5. What is badland topography? How are they formed? Discuss their distribution in India.

बैडलैंड स्थलाकृति क्या है? वे कैसे बनते हैं? भारत में उनके वितरण पर चर्चा करें।


Badlands are some of the best examples of naturally occurring, erosion-shaped terrains on earth. They are simply clay soils in dry areas that have been eroded to a significant degree, so as to form their iconic shapes and topography.


  • Badlands are erosional landforms of highly dissected morphology that are pervasive on soft bedrock in a variety of climate conditions. Although these systems share common geomorphological features, badlands may show diverse erosive activity, age and dynamic behaviour, which complicates the analysis of the reasons for badland formation.
  • Badlands develop in arid to semiarid areas where the bedrock is poorly cemented and rainfall generally occurs as cloudbursts. The dry, granular surface material and light vegetation is swept from the slopes during showers, leaving the gullies bare.
  • Badland are areas cut and eroded by many deep, tortuous gullies with intervening saw-toothed divides. The gullies extend from main rivers back to tablelands about 150 m (500 feet) and higher. 
  • The gully bottoms increase in gradient from almost flat near the main rivers to nearly vertical at the edges of the tablelands. Because the rocks are not uniform in character, differences in erosion result in stair-step profiles. 
  • The joining and separating of the gullies cause many isolated irregular spires, small flat-topped buttes, or mesas, and produce a landscape of jagged, fluted, and seemingly inaccessible hills.
  • Badlands have also been formed artificially by mining operations and by poor agricultural practices that remove topsoil from the land.

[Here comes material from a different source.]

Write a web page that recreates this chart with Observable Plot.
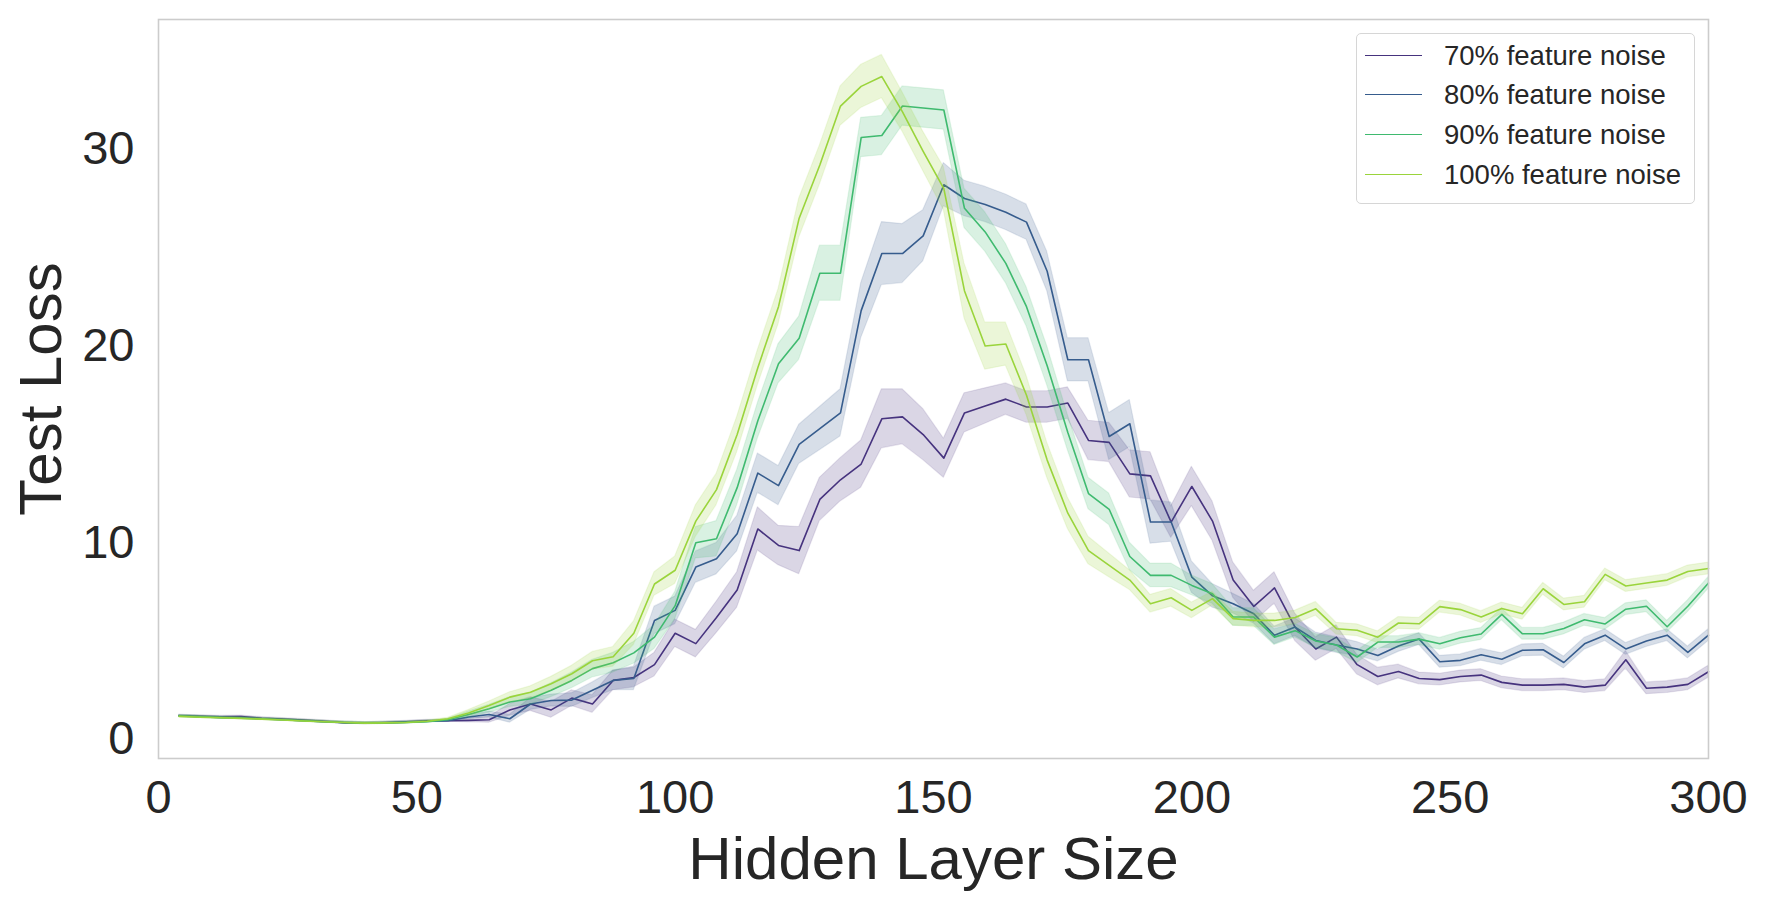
<!DOCTYPE html>
<html><head><meta charset="utf-8">
<script src="https://cdn.jsdelivr.net/npm/d3@7"></script>
<script src="https://cdn.jsdelivr.net/npm/@observablehq/plot@0.6"></script>
<style>
body{margin:0;background:#fff;}
#wrap{position:relative;width:1767px;height:908px;font-family:"Liberation Sans",Arial,sans-serif;color:#262626;}
.legend{position:absolute;left:1356px;top:33px;width:339px;height:171px;border:1.5px solid #d6d6d6;border-radius:5px;background:rgba(255,255,255,0.85);box-sizing:border-box;}
.row{position:absolute;left:0;height:0;}
.sw{position:absolute;left:8px;width:57px;height:0;border-top:1.8px solid;top:-1px;}
.lab{position:absolute;left:87px;top:-16px;font-size:27.5px;line-height:32px;white-space:nowrap;color:#262626;}
</style></head>
<body><div id="wrap"></div>
<script>
const sizes = [4,8,12,16,20,24,28,32,36,40,44,48,52,56,60,64,68,72,76,80,84,88,92,96,100,104,108,112,116,120,124,128,132,136,140,144,148,152,156,160,164,168,172,176,180,184,188,192,196,200,204,208,212,216,220,224,228,232,236,240,244,248,252,256,260,264,268,272,276,280,284,288,292,296,300];

const seriesLabels = ["70% feature noise","80% feature noise","90% feature noise","100% feature noise"];
const seriesColors = ["#46337e","#365c8d","#3fba6f","#9ad43b"];

const loss70 = [1.20,1.17,1.15,1.16,1.08,1.03,0.98,0.92,0.85,0.82,0.86,0.90,0.95,0.95,0.97,1.00,1.50,1.80,1.50,2.10,1.80,3.00,3.15,3.80,5.40,4.87,6.20,7.60,10.7,9.86,9.60,12.2,13.2,14.0,16.3,16.4,15.5,14.3,16.6,16.95,17.3,16.9,16.9,17.1,15.2,15.1,13.5,13.4,11.05,12.86,11.1,8.10,6.76,7.70,5.70,4.60,5.20,3.80,3.20,3.45,3.10,3.04,3.20,3.27,2.90,2.76,2.76,2.80,2.66,2.76,4.05,2.60,2.66,2.80,3.44];
const loss80 = [1.20,1.16,1.12,1.10,1.05,1.00,0.95,0.90,0.85,0.82,0.84,0.88,0.92,0.95,1.14,1.27,1.05,1.80,1.98,2.00,2.50,3.00,3.10,6.05,6.56,8.76,9.19,10.46,13.54,12.9,15.0,15.8,16.6,21.8,24.7,24.7,25.6,28.2,27.5,27.2,26.8,26.3,23.8,19.3,19.3,15.4,16.05,11.05,11.05,8.25,7.30,6.90,6.39,5.29,5.71,5.03,4.80,4.60,4.27,4.75,5.10,3.95,4.02,4.30,4.08,4.53,4.56,3.91,4.86,5.30,4.60,5.00,5.30,4.42,5.30];
const loss90 = [1.19,1.15,1.11,1.08,1.04,1.00,0.95,0.90,0.86,0.83,0.84,0.86,0.90,1.00,1.27,1.56,1.90,2.07,2.50,3.00,3.60,3.90,4.40,5.20,6.80,10.0,10.2,12.8,16.2,19.1,20.4,23.7,23.7,30.6,30.7,32.2,32.1,32.0,27.0,25.8,24.2,22.0,19.0,15.6,12.5,11.7,9.30,8.34,8.34,7.83,7.40,6.22,6.22,5.20,5.53,5.00,4.80,4.19,4.95,4.95,5.10,4.86,5.17,5.36,6.36,5.37,5.37,5.64,6.08,5.87,6.62,6.77,5.73,6.77,7.95];
const loss100 = [1.17,1.13,1.10,1.07,1.03,0.99,0.94,0.90,0.86,0.83,0.84,0.86,0.92,1.05,1.34,1.73,2.15,2.40,2.83,3.34,4.00,4.20,5.40,7.90,8.60,11.1,12.7,15.5,18.9,22.0,26.5,29.2,32.2,33.2,33.7,31.9,29.9,28.0,22.8,20.0,20.1,17.5,14.2,11.5,9.60,8.85,8.10,6.90,7.20,6.56,7.16,6.14,6.05,6.05,6.20,6.64,5.63,5.55,5.20,5.92,5.88,6.75,6.60,6.22,6.66,6.39,7.66,6.86,7.00,8.39,7.80,7.95,8.10,8.54,8.69];

const ci70 = [0.05,0.05,0.05,0.05,0.05,0.05,0.05,0.05,0.05,0.05,0.05,0.05,0.05,0.05,0.10,0.15,0.30,0.35,0.40,0.40,0.45,0.50,0.50,0.60,0.70,0.70,0.80,0.90,1.10,1.00,1.20,1.10,1.10,1.20,1.50,1.40,1.30,1.00,1.00,0.90,0.80,0.80,0.80,0.80,1.00,1.00,1.20,1.20,0.80,1.00,1.00,0.90,0.80,0.80,0.70,0.60,0.60,0.50,0.45,0.35,0.30,0.30,0.30,0.30,0.30,0.30,0.30,0.30,0.30,0.30,0.45,0.30,0.30,0.30,0.30];
const ci80 = [0.05,0.05,0.05,0.05,0.05,0.05,0.05,0.05,0.05,0.05,0.05,0.05,0.05,0.05,0.10,0.15,0.20,0.30,0.30,0.35,0.40,0.50,0.60,0.70,0.70,0.80,0.80,0.90,1.00,1.00,1.00,1.10,1.20,1.40,1.60,1.50,1.30,1.10,0.90,0.90,0.90,0.90,1.00,1.10,1.10,1.20,1.20,1.10,1.00,0.80,0.60,0.50,0.50,0.45,0.45,0.40,0.40,0.35,0.30,0.30,0.30,0.30,0.30,0.30,0.30,0.30,0.30,0.30,0.30,0.30,0.30,0.30,0.30,0.30,0.30];
const ci90 = [0.05,0.05,0.05,0.05,0.05,0.05,0.05,0.05,0.05,0.05,0.05,0.05,0.05,0.05,0.15,0.20,0.25,0.30,0.35,0.40,0.45,0.50,0.55,0.60,0.70,0.80,0.90,0.90,0.90,1.00,1.10,1.40,1.40,1.00,1.00,1.00,1.00,1.00,1.00,1.00,1.00,1.00,1.00,0.90,0.80,0.80,0.70,0.60,0.60,0.50,0.50,0.45,0.45,0.40,0.35,0.35,0.35,0.30,0.30,0.30,0.30,0.30,0.30,0.30,0.30,0.30,0.30,0.30,0.30,0.30,0.30,0.30,0.30,0.30,0.30];
const ci100 = [0.05,0.05,0.05,0.05,0.05,0.05,0.05,0.05,0.05,0.05,0.05,0.05,0.05,0.05,0.15,0.20,0.25,0.30,0.35,0.40,0.45,0.50,0.60,0.60,0.70,0.80,0.80,0.90,0.90,0.90,1.00,1.00,1.00,1.10,1.10,1.00,1.00,1.10,1.40,1.20,1.10,1.00,0.90,0.80,0.70,0.60,0.50,0.45,0.45,0.40,0.35,0.35,0.35,0.35,0.35,0.35,0.30,0.30,0.30,0.30,0.30,0.30,0.30,0.30,0.30,0.30,0.30,0.30,0.30,0.30,0.30,0.30,0.30,0.30,0.30];

const xTicks = [0,50,100,150,200,250,300];
const yTicks = [0,10,20,30];

const lossSets = [loss70, loss80, loss90, loss100];
const ciSets = [ci70, ci80, ci90, ci100];

const rowsBySeries = seriesLabels.map((lab, s) => sizes.map((x, i) => ({
  series: lab, size: x, loss: lossSets[s][i],
  lo: lossSets[s][i] - ciSets[s][i], hi: lossSets[s][i] + ciSets[s][i]
})));

const seriesMarks = rowsBySeries.flatMap(rows => [
  Plot.areaY(rows, {x: "size", y1: "lo", y2: "hi", fill: "series", fillOpacity: 0.2, stroke: "series", strokeOpacity: 0.12, strokeWidth: 1.2}),
  Plot.lineY(rows, {x: "size", y: "loss", stroke: "series", strokeWidth: 1.6})
]);

const chart = Plot.plot({
  width: 1767, height: 908,
  marginLeft: 158, marginRight: 59, marginTop: 19, marginBottom: 150,
  x: {domain: [0, 300]},
  y: {domain: [-0.97, 36.6]},
  color: {domain: seriesLabels, range: seriesColors},
  style: {fontFamily: '"Liberation Sans", Arial, sans-serif', color: "#262626", background: "white"},
  marks: [
    ...seriesMarks,
    Plot.frame({stroke: "#cccccc", strokeWidth: 1.6}),
    Plot.axisX({ticks: xTicks, tickSize: 0, tickPadding: 21, fontSize: 47, label: null}),
    Plot.axisY({ticks: yTicks, tickSize: 0, tickPadding: 24, fontSize: 47, label: null}),
    Plot.text(["Hidden Layer Size"], {frameAnchor: "bottom", lineAnchor: "middle", textAnchor: "middle", dy: 101, fontSize: 60, fill: "#262626"}),
    Plot.text(["Test Loss"], {frameAnchor: "left", lineAnchor: "middle", textAnchor: "middle", dx: -117, rotate: -90, fontSize: 60, fill: "#262626"})
  ]
});

const wrap = document.getElementById("wrap");
wrap.appendChild(chart);

const legend = document.createElement("div");
legend.className = "legend";
const rowTops = [22, 61, 101, 141];
seriesLabels.forEach((lab, i) => {
  const r = document.createElement("div");
  r.className = "row";
  r.style.top = rowTops[i] + "px";
  const sw = document.createElement("div");
  sw.className = "sw";
  sw.style.borderTopColor = seriesColors[i];
  const t = document.createElement("div");
  t.className = "lab";
  t.textContent = lab;
  r.appendChild(sw); r.appendChild(t);
  legend.appendChild(r);
});
wrap.appendChild(legend);
</script>
</body></html>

The Distribution of Badlands in India:

  • According to one estimate, most of the badlands in India, which are presently sculptured by rills, gullies and ravines, were once covered by thick deciduous forest. 
  • The factors and processes of deforestation throughout the country were industrialisation, railway building, extension of settlement and agricultural activities.
  • In Uttar Pradesh, the problem of ravine erosion and formation of badlands has been noticed along the Yamuna. Chambal, Gomati and their tributaries flowing through the districts of Etawah. Mathura, Jalaun, Jhansi, Hamirpur, Banda, Agra and Mirzapur. 
  • In Madhya Pradesh, badlands are seen along Chambal, Sindh and their tributaries critically affecting districts like Shivpur. Morena. Bhind, Gwalior, Ujjain and Mandsor. 
  • In Rajasthan, the problem of gully erosion is most acute along the Chambal  and its tributaries like Banas, Kalisindh, Parbati, Mej and Morel. Districts like Kota, Bundi, Sawai. Madhopur, Tonk, Jhaleswar. Jaipur and Bharatpur districts are most affected. 
  • Bihar also has significant areas under ravenous lands in Hazaribagh, Ranchi. Singhbhum district of Chotanagpur plateau. 
  • In West Bengal, gully eroded and shallow ravinous badlands occur in the fringe areas of Chotanagpur plateau and adjoining Rarh upland. The Chotanagpur plateau consist four erosion surfaces and interconnecting scarps that have been marked by three intermittent uplifts from early Tertiary to Pleistocene.


In light of the fact that the country is losing about 8,000 hectares of land to ravines every year, it becomes necessary to develop capability to fight deforestation and other factors affecting badland formation and help safeguard the integrity of land in India.